Jaleswari menekankan bahwa penyebutan organisasi atau individu sebagai teroris di Papua hanya dilekatkan pada organisasi atau seseorang yang melakukan kekerasan, teror, serta perusakan fasilitas publik yang bermotif politik ataupun gangguan keamanan. Ia mengatakan tujuan penyebutan teroris ini untuk mengefektifkan tindakan penegakan hukum terhadap pelaku.
"Pemerintah akan memastikan bahwa tindakan penegakan hukum oleh aparat penegak hukum tidak akan eksesif yang bisa berdampak negatif pada masyarakat," katanya.

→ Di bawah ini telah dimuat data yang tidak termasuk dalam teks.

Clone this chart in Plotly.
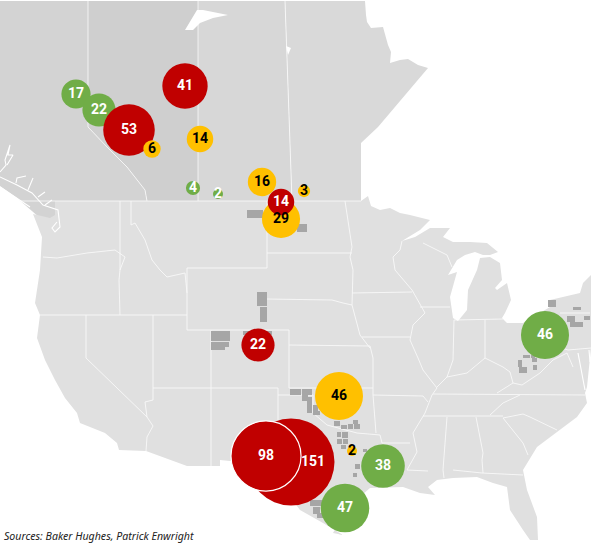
import math
import plotly.graph_objects as go

# bubbles, listed in drawing order
rig_values = [17, 22, 53, 6, 41, 14, 4, 2, 16, 29, 14, 3, 22, 46, 151, 98, 2, 38, 47, 46]
rig_status = ["green", "green", "red", "yellow", "red", "yellow", "green", "green", "yellow", "yellow",
              "red", "yellow", "red", "yellow", "red", "red", "yellow", "green", "green", "green"]
rig_x = [76, 99, 129, 152, 185, 200, 193, 218, 262, 281, 281, 304, 258, 339, 291, 266, 352, 383, 345, 545]
rig_y = [94, 110, 130, 149, 86, 139, 188, 194, 182, 219, 202, 191, 345, 396, 462, 456, 451, 466, 508, 335]
label_shift = [0, 0, 0, 0, 0, 0, 0, 0, 0, 0, 0, 0, 0, 0, 22, 0, 0, 0, 0, 0]

colors = {"green": "#70ad47", "red": "#c00000", "yellow": "#ffc000"}
text_colors = {"green": "white", "red": "white", "yellow": "black"}

# basemap outlines
bc = [(0, 1), (88, 1), (88, 127), (107, 147), (127, 167), (145, 190), (147, 201), (55, 201), (55, 220), (40, 218),
      (33, 212), (17, 198), (0, 186)]
alberta = [(88, 1), (198, 1), (198, 201), (147, 201), (145, 190), (127, 167), (107, 147), (88, 127)]
sask = [(198, 1), (285, 1), (292, 201), (198, 201)]
manitoba = [(285, 1), (365, 1), (366, 15), (367, 22), (371, 28), (383, 27), (388, 45), (391, 52), (390, 63), (400, 60),
            (408, 59), (418, 65), (428, 68), (378, 127), (361, 143), (361, 201), (292, 201)]
usa = [(55, 201), (361, 201), (368, 196), (371, 206), (380, 210), (390, 208), (400, 213), (410, 215), (430, 220),
       (420, 230), (402, 241), (415, 237), (430, 228), (450, 228), (443, 237), (453, 242), (470, 242), (487, 243),
       (498, 252), (490, 255), (483, 255), (475, 252), (465, 255), (457, 260), (448, 275), (457, 272), (450, 297),
       (453, 318), (458, 321), (467, 310), (468, 290), (477, 270), (480, 258), (490, 257), (500, 263), (502, 280),
       (495, 288), (497, 290), (507, 283), (511, 300), (505, 313), (502, 318), (507, 323), (523, 323), (550, 307),
       (550, 300), (580, 293), (583, 283), (591, 275), (591, 348), (587, 387), (585, 393), (587, 403), (577, 417),
       (557, 432), (537, 447), (523, 470), (527, 490), (537, 517), (538, 540), (530, 540), (523, 530), (510, 510),
       (507, 487), (493, 483), (477, 477), (453, 478), (437, 480), (428, 487), (435, 495), (420, 493), (403, 487),
       (370, 488), (345, 510), (333, 533), (343, 535), (323, 523), (300, 510), (270, 470), (240, 462), (220, 460),
       (220, 466), (187, 466), (146, 451), (119, 450), (117, 443), (105, 433), (80, 423), (77, 413), (65, 398),
       (55, 380), (45, 360), (37, 338), (40, 315), (35, 303), (40, 270), (42, 237), (33, 214), (50, 218), (55, 215)]
lakes = [[(185, 30), (197, 10), (203, 10), (228, 15), (213, 18), (200, 23), (193, 30)],
         [(286, 46), (291, 48), (288, 55)]]

borders = [
    [(0, 201), (361, 201)],
    [(120, 201), (120, 270), (119, 280), (120, 315)],
    [(131, 201), (131, 225), (135, 223), (145, 240), (152, 260), (160, 270), (167, 277), (185, 273), (187, 293)],
    [(43, 257), (57, 258), (87, 253), (115, 250), (125, 257), (120, 270)],
    [(40, 315), (187, 315)],
    [(86, 315), (86, 358), (147, 417), (153, 426), (147, 437), (146, 451)],
    [(153, 315), (153, 400), (145, 402), (147, 417)],
    [(153, 388), (278, 388)],
    [(187, 268), (267, 268), (267, 201)],
    [(187, 268), (187, 330), (289, 330), (289, 388)],
    [(211, 330), (211, 466)],
    [(278, 388), (278, 450)],
    [(278, 395), (313, 395), (313, 413), (327, 425), (357, 433), (380, 435), (382, 443), (410, 443)],
    [(289, 345), (370, 346), (373, 358), (373, 395), (376, 433)],
    [(289, 388), (373, 388)],
    [(267, 299), (332, 300), (343, 303), (352, 305), (360, 335), (370, 348)],
    [(267, 253), (352, 253)],
    [(345, 201), (348, 220), (352, 247), (350, 257), (353, 270), (352, 305)],
    [(352, 293), (412, 292)],
    [(402, 241), (400, 250), (393, 257), (395, 270), (412, 290), (425, 313), (413, 325), (410, 340), (418, 358),
     (423, 370), (433, 383), (437, 388), (432, 395), (425, 413), (413, 433), (417, 452), (407, 470)],
    [(423, 243), (447, 255), (452, 267)],
    [(362, 337), (410, 337)],
    [(420, 307), (450, 307)],
    [(454, 320), (453, 360), (447, 377), (437, 387)],
    [(447, 377), (467, 373), (485, 358), (503, 367), (510, 372), (513, 383), (522, 385), (540, 373), (553, 360),
     (567, 353), (573, 367)],
    [(485, 320), (485, 358)],
    [(454, 320), (503, 319)],
    [(497, 393), (513, 383)],
    [(373, 395), (423, 396), (428, 402)],
    [(433, 394), (585, 395)],
    [(423, 416), (503, 416)],
    [(490, 415), (503, 403), (520, 395)],
    [(447, 417), (443, 470), (444, 478)],
    [(476, 417), (483, 453), (482, 460), (483, 473)],
    [(407, 470), (428, 471)],
    [(453, 470), (482, 473), (523, 475)],
    [(503, 418), (523, 443), (528, 455)],
    [(503, 418), (523, 414), (530, 417), (557, 430)],
    [(568, 350), (591, 348)],
    [(553, 317), (553, 345), (568, 350)],
    [(560, 313), (590, 313)],
    [(198, 1), (198, 201)],
    [(88, 1), (88, 127), (107, 147), (127, 167), (145, 190), (147, 201)],
    [(285, 1), (292, 201)],
]

# straits and inlets on the coasts
channels = [
    [(0, 177), (17, 185), (32, 193), (43, 205), (58, 210), (60, 227), (55, 232), (52, 228), (57, 222)],
    [(0, 172), (6, 165), (5, 160), (10, 145), (8, 155), (13, 155), (7, 165)],
    [(16, 183), (17, 178), (26, 176)],
    [(28, 190), (33, 178)],
    [(38, 197), (45, 192)],
    [(45, 205), (52, 200)],
    [(0, 187), (8, 192), (18, 199), (30, 207)],
    [(578, 353), (581, 368), (585, 390)],
    [(589, 350), (590, 362)],
]

# producing counties, x0, y0, x1, y1
counties = [(247, 210, 263, 218), (297, 224, 307, 232), (257, 292, 267, 306), (260, 307, 267, 322),
            (211, 331, 230, 341), (211, 342, 229, 347), (211, 347, 225, 350), (243, 331, 272, 335),
            (290, 389, 301, 395), (302, 389, 312, 395), (302, 395, 308, 401), (307, 397, 312, 403),
            (307, 403, 312, 408), (307, 408, 312, 413), (313, 405, 318, 411), (313, 411, 320, 415),
            (334, 421, 340, 426), (341, 425, 347, 429), (348, 424, 353, 429), (353, 420, 358, 424),
            (354, 424, 360, 429), (337, 432, 341, 437), (342, 432, 348, 438), (337, 439, 342, 444),
            (343, 439, 348, 444), (341, 445, 346, 449), (355, 464, 360, 469), (353, 473, 357, 477),
            (363, 449, 367, 452), (310, 500, 322, 506), (313, 507, 320, 514), (317, 513, 323, 518),
            (548, 300, 556, 307), (573, 307, 581, 310), (567, 316, 575, 322), (584, 316, 590, 320),
            (570, 322, 583, 327), (523, 355, 530, 358), (531, 355, 535, 358), (532, 358, 537, 362),
            (533, 365, 537, 370), (518, 360, 522, 367), (519, 367, 527, 373)]


def polygon(points, color):
    return go.Scatter(x=[p[0] for p in points], y=[p[1] for p in points], mode="lines", fill="toself",
                      fillcolor=color, line=dict(width=0), hoverinfo="skip")


def join_lines(lines):
    xs, ys = [], []
    for line in lines:
        xs += [p[0] for p in line] + [None]
        ys += [p[1] for p in line] + [None]
    return xs, ys


fig = go.Figure()
fig.add_trace(polygon(bc, "#d3d3d3"))
fig.add_trace(polygon(alberta, "#cfcfcf"))
fig.add_trace(polygon(sask, "#d7d7d7"))
fig.add_trace(polygon(manitoba, "#d9d9d9"))
fig.add_trace(polygon(usa, "#e0e0e0"))
for lake in lakes:
    fig.add_trace(polygon(lake, "white"))

bx, by = join_lines(borders)
fig.add_trace(go.Scatter(x=bx, y=by, mode="lines", line=dict(color="white", width=0.9), opacity=0.8, hoverinfo="skip"))
chx, chy = join_lines(channels)
fig.add_trace(go.Scatter(x=chx, y=chy, mode="lines", line=dict(color="white", width=1.1), hoverinfo="skip"))

rects = [[(c[0], c[1]), (c[2], c[1]), (c[2], c[3]), (c[0], c[3]), (c[0], c[1])] for c in counties]
cx, cy = join_lines(rects)
fig.add_trace(go.Scatter(x=cx, y=cy, mode="lines", fill="toself", fillcolor="#a6a6a6", line=dict(width=0),
                         hoverinfo="skip"))

fig.add_trace(go.Scatter(
    x=rig_x, y=rig_y, mode="markers",
    marker=dict(size=[math.sqrt(v) * 7.08 for v in rig_values], sizemode="diameter", opacity=1,
                color=[colors[s] for s in rig_status],
                line=dict(color="white", width=[1.2 if v == 98 else 0 for v in rig_values])),
    hoverinfo="skip"))
fig.add_trace(go.Scatter(
    x=[x + d for x, d in zip(rig_x, label_shift)], y=rig_y, mode="text", text=[str(v) for v in rig_values],
    textposition="middle center",
    textfont=dict(family="Roboto", size=14, weight="bold", color=[text_colors[s] for s in rig_status]),
    hoverinfo="skip"))

fig.add_annotation(text="<i>Sources: Baker Hughes, Patrick Enwright</i>", x=2, y=536, xref="x", yref="y",
                   xanchor="left", yanchor="middle", showarrow=False,
                   font=dict(family="Noto Sans", size=10.6, color="#222222"))

fig.update_xaxes(range=[0, 591], visible=False, fixedrange=True)
fig.update_yaxes(range=[543, 0], visible=False, fixedrange=True)
fig.update_layout(width=591, height=543, margin=dict(l=0, r=0, t=0, b=0), showlegend=False,
                  paper_bgcolor="white", plot_bgcolor="white")
fig.write_html("out.html", config={"displayModeBar": False},
               post_script="document.body.style.margin='0';document.body.style.overflow='hidden';")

Anggota Komisi Pertahanan DPR, Yan Parmenas Mandenas, menilai cap teroris ini bukan solusi terhadap konflik di Papua. Legislator dari daerah pemilihan Papua ini mengatakan langkah tersebut justru menunjukkan kelemahan pemerintah dalam menyelesaikan konflik di Bumi Cenderawasih. "Saya pikir ini justru mendorong sebuah kemunduran, bukan langkah maju," kata Yan.
Politikus Partai Gerindra ini mengatakan pendekatan keamanan untuk menghabisi kelompok bersenjata bukanlah jawaban. Sebab, kelompok intelektual yang mendesak kemerdekaan Papua tetap akan berkembang meski kelompok bersenjata dihabisi.
"Persoalan di Papua ini bukan menyangkut satu kelompok. Kelompok KKB kita habisi hari ini, tapi regenerasinya akan lahir terus," katanya.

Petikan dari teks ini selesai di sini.